I consider myself a “truther” and call it like I see it.

A few things that pissed me off about President Trump is WHY he never mentioned Seth Rich or Dennis Montgomery’s name? It would have put a lot of BS to rest and help put the crooks in jail.

However, it pisses me off even more that President Trump who expects loyalty; is letting Sheriff Joe be hung out to dry!

I’m hoping you will mention this to your viewers and maybe it will get back to President Trump that loyalty goes BOTH ways!

GIGA Ted

“Where is Trump?” Sheriff Arpaio Asks
August 7, 2017

WASHINGTON, D.C. – After being convicted of criminal misdemeanor contempt, former Maricopa County Sheriff Joe Arpaio has come out swinging, arguing the judge was biased and asking why President Trump is abandoning him, considering Arpaio was an early campaign supporter whose conviction reflects the determination to enforce immigration laws the Trump Justice Department is now exhibiting.

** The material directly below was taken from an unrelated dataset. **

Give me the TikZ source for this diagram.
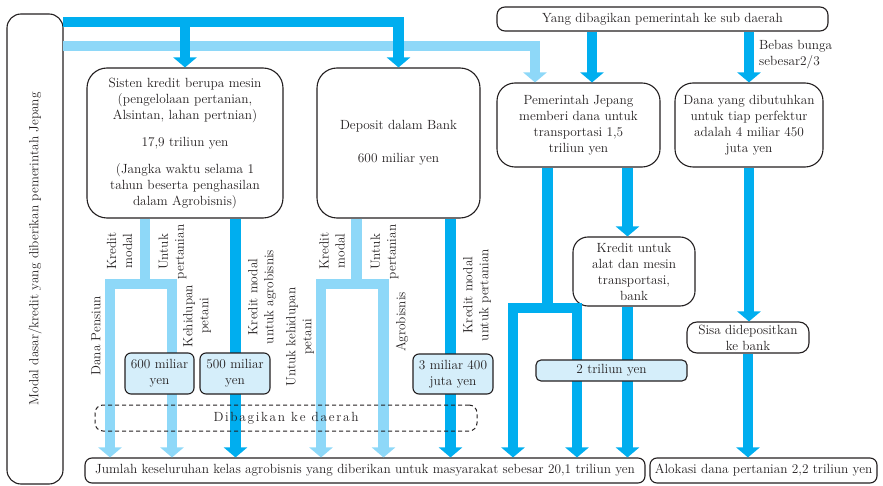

“Where is President Trump on this case?” Arpaio asked Infowars.com in an exclusive interview. “This is a witch hunt against me that is being carried forward by Obama holdovers in Attorney General Sessions’ Department of Justice.”

“I’m being convicted for honestly trying to enforce the immigration laws that Trump swore during the campaign he would uphold if elected president,” Arpaio insisted.